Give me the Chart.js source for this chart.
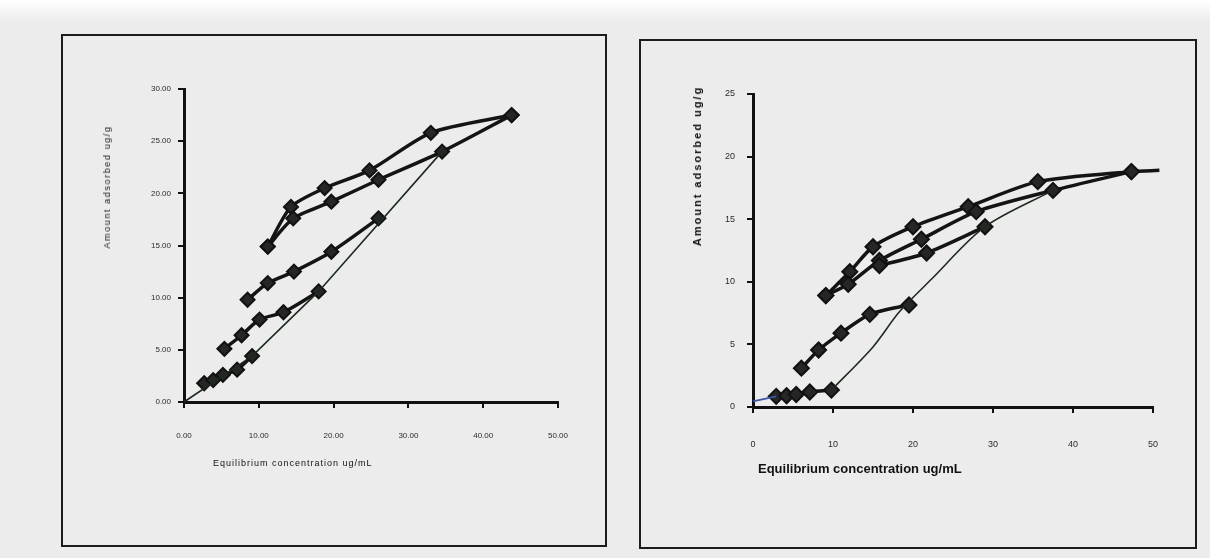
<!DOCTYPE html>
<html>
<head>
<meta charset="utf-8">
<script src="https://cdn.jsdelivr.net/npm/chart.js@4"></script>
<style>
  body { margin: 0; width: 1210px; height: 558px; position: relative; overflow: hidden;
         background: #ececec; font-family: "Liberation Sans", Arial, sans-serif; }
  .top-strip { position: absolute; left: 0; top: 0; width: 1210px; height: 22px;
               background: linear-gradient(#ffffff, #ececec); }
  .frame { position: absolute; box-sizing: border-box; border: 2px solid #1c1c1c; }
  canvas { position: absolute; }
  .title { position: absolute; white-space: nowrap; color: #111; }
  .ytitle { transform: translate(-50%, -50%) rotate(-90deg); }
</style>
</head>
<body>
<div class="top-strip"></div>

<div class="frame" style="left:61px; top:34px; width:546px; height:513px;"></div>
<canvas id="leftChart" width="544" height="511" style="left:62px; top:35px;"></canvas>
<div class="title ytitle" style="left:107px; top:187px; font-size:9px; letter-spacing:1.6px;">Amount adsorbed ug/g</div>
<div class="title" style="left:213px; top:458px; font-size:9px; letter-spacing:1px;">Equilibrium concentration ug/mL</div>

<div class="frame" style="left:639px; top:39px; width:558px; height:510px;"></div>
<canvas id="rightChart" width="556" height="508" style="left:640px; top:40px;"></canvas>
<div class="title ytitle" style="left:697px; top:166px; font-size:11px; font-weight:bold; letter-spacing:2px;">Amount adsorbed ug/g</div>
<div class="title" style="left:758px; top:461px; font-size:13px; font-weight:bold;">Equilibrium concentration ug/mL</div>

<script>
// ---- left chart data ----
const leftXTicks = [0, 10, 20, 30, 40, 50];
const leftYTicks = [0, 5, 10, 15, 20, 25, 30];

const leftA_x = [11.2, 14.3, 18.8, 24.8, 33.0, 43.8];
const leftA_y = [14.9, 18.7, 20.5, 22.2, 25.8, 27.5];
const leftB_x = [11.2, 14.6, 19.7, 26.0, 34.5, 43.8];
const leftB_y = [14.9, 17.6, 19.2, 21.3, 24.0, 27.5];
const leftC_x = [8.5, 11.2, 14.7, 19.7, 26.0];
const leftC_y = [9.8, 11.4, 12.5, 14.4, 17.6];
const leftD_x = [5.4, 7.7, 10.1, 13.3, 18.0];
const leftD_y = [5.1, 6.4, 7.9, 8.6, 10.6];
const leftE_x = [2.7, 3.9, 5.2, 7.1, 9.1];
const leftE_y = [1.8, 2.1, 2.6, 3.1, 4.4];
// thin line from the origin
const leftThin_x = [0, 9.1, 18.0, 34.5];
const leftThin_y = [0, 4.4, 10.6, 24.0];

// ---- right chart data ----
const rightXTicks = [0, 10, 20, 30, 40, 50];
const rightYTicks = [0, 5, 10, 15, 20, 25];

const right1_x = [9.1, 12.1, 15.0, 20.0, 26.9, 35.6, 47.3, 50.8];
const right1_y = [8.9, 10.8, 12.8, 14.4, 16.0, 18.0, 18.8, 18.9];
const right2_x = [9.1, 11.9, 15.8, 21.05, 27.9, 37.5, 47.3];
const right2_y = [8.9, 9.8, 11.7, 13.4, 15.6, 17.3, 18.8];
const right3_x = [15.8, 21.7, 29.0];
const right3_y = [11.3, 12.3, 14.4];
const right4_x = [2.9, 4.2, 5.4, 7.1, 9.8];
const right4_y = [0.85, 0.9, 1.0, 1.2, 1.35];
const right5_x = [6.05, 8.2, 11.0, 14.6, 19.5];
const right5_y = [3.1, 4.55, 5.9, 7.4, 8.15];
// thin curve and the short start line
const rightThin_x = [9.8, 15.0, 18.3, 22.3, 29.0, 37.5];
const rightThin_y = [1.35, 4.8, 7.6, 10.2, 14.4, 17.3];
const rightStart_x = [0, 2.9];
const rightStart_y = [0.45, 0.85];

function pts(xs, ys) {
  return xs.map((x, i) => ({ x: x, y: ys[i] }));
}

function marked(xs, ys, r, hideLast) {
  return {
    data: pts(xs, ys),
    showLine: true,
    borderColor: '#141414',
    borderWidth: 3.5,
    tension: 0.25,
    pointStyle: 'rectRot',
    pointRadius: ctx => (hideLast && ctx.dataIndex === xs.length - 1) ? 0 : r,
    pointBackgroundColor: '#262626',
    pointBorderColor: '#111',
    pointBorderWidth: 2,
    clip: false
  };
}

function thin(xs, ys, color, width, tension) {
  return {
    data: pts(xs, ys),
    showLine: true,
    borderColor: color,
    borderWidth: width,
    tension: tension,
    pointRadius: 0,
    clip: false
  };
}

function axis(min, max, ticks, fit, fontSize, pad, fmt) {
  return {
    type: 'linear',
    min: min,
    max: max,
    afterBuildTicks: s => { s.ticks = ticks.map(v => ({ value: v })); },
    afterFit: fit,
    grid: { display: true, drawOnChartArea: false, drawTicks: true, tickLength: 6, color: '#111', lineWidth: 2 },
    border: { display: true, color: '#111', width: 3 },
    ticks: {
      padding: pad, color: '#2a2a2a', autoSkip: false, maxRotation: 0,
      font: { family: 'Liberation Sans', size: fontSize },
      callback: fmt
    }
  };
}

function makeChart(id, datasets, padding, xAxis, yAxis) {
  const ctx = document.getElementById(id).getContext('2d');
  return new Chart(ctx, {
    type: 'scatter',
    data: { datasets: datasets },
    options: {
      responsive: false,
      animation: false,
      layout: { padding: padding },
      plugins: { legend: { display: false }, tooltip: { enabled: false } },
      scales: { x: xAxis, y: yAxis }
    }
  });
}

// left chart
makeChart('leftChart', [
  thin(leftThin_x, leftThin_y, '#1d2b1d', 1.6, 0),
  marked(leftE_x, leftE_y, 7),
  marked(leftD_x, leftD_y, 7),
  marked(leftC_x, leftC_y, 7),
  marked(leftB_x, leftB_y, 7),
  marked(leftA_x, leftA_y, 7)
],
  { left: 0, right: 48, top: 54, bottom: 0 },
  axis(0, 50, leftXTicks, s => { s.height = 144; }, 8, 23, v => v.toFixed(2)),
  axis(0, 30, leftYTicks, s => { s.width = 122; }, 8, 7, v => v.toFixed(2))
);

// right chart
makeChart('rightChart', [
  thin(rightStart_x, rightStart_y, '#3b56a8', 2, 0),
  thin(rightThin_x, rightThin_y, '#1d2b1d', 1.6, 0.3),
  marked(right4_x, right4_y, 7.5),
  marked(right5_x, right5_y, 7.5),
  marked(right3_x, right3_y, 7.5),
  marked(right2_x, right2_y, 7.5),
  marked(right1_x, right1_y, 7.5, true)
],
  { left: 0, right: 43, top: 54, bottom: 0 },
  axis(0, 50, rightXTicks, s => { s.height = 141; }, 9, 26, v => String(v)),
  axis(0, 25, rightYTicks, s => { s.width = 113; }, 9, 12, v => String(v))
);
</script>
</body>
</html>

***

▶ [What the exercise asks] Transcribe the listing in full and omit the pictures.

▶ [Solution to this problem]
Give me the Chart.js source for this chart.
<!DOCTYPE html>
<html>
<head>
<meta charset="utf-8">
<script src="https://cdn.jsdelivr.net/npm/chart.js@4"></script>
<style>
  body { margin: 0; width: 1210px; height: 558px; position: relative; overflow: hidden;
         background: #ececec; font-family: "Liberation Sans", Arial, sans-serif; }
  .top-strip { position: absolute; left: 0; top: 0; width: 1210px; height: 22px;
               background: linear-gradient(#ffffff, #ececec); }
  .frame { position: absolute; box-sizing: border-box; border: 2px solid #1c1c1c; }
  canvas { position: absolute; }
  .title { position: absolute; white-space: nowrap; color: #111; }
  .ytitle { transform: translate(-50%, -50%) rotate(-90deg); }
</style>
</head>
<body>
<div class="top-strip"></div>

<div class="frame" style="left:61px; top:34px; width:546px; height:513px;"></div>
<canvas id="leftChart" width="544" height="511" style="left:62px; top:35px;"></canvas>
<div class="title ytitle" style="left:107px; top:187px; font-size:9px; letter-spacing:1.6px;">Amount adsorbed ug/g</div>
<div class="title" style="left:213px; top:458px; font-size:9px; letter-spacing:1px;">Equilibrium concentration ug/mL</div>

<div class="frame" style="left:639px; top:39px; width:558px; height:510px;"></div>
<canvas id="rightChart" width="556" height="508" style="left:640px; top:40px;"></canvas>
<div class="title ytitle" style="left:697px; top:166px; font-size:11px; font-weight:bold; letter-spacing:2px;">Amount adsorbed ug/g</div>
<div class="title" style="left:758px; top:461px; font-size:13px; font-weight:bold;">Equilibrium concentration ug/mL</div>

<script>
// ---- left chart data ----
const leftXTicks = [0, 10, 20, 30, 40, 50];
const leftYTicks = [0, 5, 10, 15, 20, 25, 30];

const leftA_x = [11.2, 14.3, 18.8, 24.8, 33.0, 43.8];
const leftA_y = [14.9, 18.7, 20.5, 22.2, 25.8, 27.5];
const leftB_x = [11.2, 14.6, 19.7, 26.0, 34.5, 43.8];
const leftB_y = [14.9, 17.6, 19.2, 21.3, 24.0, 27.5];
const leftC_x = [8.5, 11.2, 14.7, 19.7, 26.0];
const leftC_y = [9.8, 11.4, 12.5, 14.4, 17.6];
const leftD_x = [5.4, 7.7, 10.1, 13.3, 18.0];
const leftD_y = [5.1, 6.4, 7.9, 8.6, 10.6];
const leftE_x = [2.7, 3.9, 5.2, 7.1, 9.1];
const leftE_y = [1.8, 2.1, 2.6, 3.1, 4.4];
// thin line from the origin
const leftThin_x = [0, 9.1, 18.0, 34.5];
const leftThin_y = [0, 4.4, 10.6, 24.0];

// ---- right chart data ----
const rightXTicks = [0, 10, 20, 30, 40, 50];
const rightYTicks = [0, 5, 10, 15, 20, 25];

const right1_x = [9.1, 12.1, 15.0, 20.0, 26.9, 35.6, 47.3, 50.8];
const right1_y = [8.9, 10.8, 12.8, 14.4, 16.0, 18.0, 18.8, 18.9];
const right2_x = [9.1, 11.9, 15.8, 21.05, 27.9, 37.5, 47.3];
const right2_y = [8.9, 9.8, 11.7, 13.4, 15.6, 17.3, 18.8];
const right3_x = [15.8, 21.7, 29.0];
const right3_y = [11.3, 12.3, 14.4];
const right4_x = [2.9, 4.2, 5.4, 7.1, 9.8];
const right4_y = [0.85, 0.9, 1.0, 1.2, 1.35];
const right5_x = [6.05, 8.2, 11.0, 14.6, 19.5];
const right5_y = [3.1, 4.55, 5.9, 7.4, 8.15];
// thin curve and the short start line
const rightThin_x = [9.8, 15.0, 18.3, 22.3, 29.0, 37.5];
const rightThin_y = [1.35, 4.8, 7.6, 10.2, 14.4, 17.3];
const rightStart_x = [0, 2.9];
const rightStart_y = [0.45, 0.85];

function pts(xs, ys) {
  return xs.map((x, i) => ({ x: x, y: ys[i] }));
}

function marked(xs, ys, r, hideLast) {
  return {
    data: pts(xs, ys),
    showLine: true,
    borderColor: '#141414',
    borderWidth: 3.5,
    tension: 0.25,
    pointStyle: 'rectRot',
    pointRadius: ctx => (hideLast && ctx.dataIndex === xs.length - 1) ? 0 : r,
    pointBackgroundColor: '#262626',
    pointBorderColor: '#111',
    pointBorderWidth: 2,
    clip: false
  };
}

function thin(xs, ys, color, width, tension) {
  return {
    data: pts(xs, ys),
    showLine: true,
    borderColor: color,
    borderWidth: width,
    tension: tension,
    pointRadius: 0,
    clip: false
  };
}

function axis(min, max, ticks, fit, fontSize, pad, fmt) {
  return {
    type: 'linear',
    min: min,
    max: max,
    afterBuildTicks: s => { s.ticks = ticks.map(v => ({ value: v })); },
    afterFit: fit,
    grid: { display: true, drawOnChartArea: false, drawTicks: true, tickLength: 6, color: '#111', lineWidth: 2 },
    border: { display: true, color: '#111', width: 3 },
    ticks: {
      padding: pad, color: '#2a2a2a', autoSkip: false, maxRotation: 0,
      font: { family: 'Liberation Sans', size: fontSize },
      callback: fmt
    }
  };
}

function makeChart(id, datasets, padding, xAxis, yAxis) {
  const ctx = document.getElementById(id).getContext('2d');
  return new Chart(ctx, {
    type: 'scatter',
    data: { datasets: datasets },
    options: {
      responsive: false,
      animation: false,
      layout: { padding: padding },
      plugins: { legend: { display: false }, tooltip: { enabled: false } },
      scales: { x: xAxis, y: yAxis }
    }
  });
}

// left chart
makeChart('leftChart', [
  thin(leftThin_x, leftThin_y, '#1d2b1d', 1.6, 0),
  marked(leftE_x, leftE_y, 7),
  marked(leftD_x, leftD_y, 7),
  marked(leftC_x, leftC_y, 7),
  marked(leftB_x, leftB_y, 7),
  marked(leftA_x, leftA_y, 7)
],
  { left: 0, right: 48, top: 54, bottom: 0 },
  axis(0, 50, leftXTicks, s => { s.height = 144; }, 8, 23, v => v.toFixed(2)),
  axis(0, 30, leftYTicks, s => { s.width = 122; }, 8, 7, v => v.toFixed(2))
);

// right chart
makeChart('rightChart', [
  thin(rightStart_x, rightStart_y, '#3b56a8', 2, 0),
  thin(rightThin_x, rightThin_y, '#1d2b1d', 1.6, 0.3),
  marked(right4_x, right4_y, 7.5),
  marked(right5_x, right5_y, 7.5),
  marked(right3_x, right3_y, 7.5),
  marked(right2_x, right2_y, 7.5),
  marked(right1_x, right1_y, 7.5, true)
],
  { left: 0, right: 43, top: 54, bottom: 0 },
  axis(0, 50, rightXTicks, s => { s.height = 141; }, 9, 26, v => String(v)),
  axis(0, 25, rightYTicks, s => { s.width = 113; }, 9, 12, v => String(v))
);
</script>
</body>
</html>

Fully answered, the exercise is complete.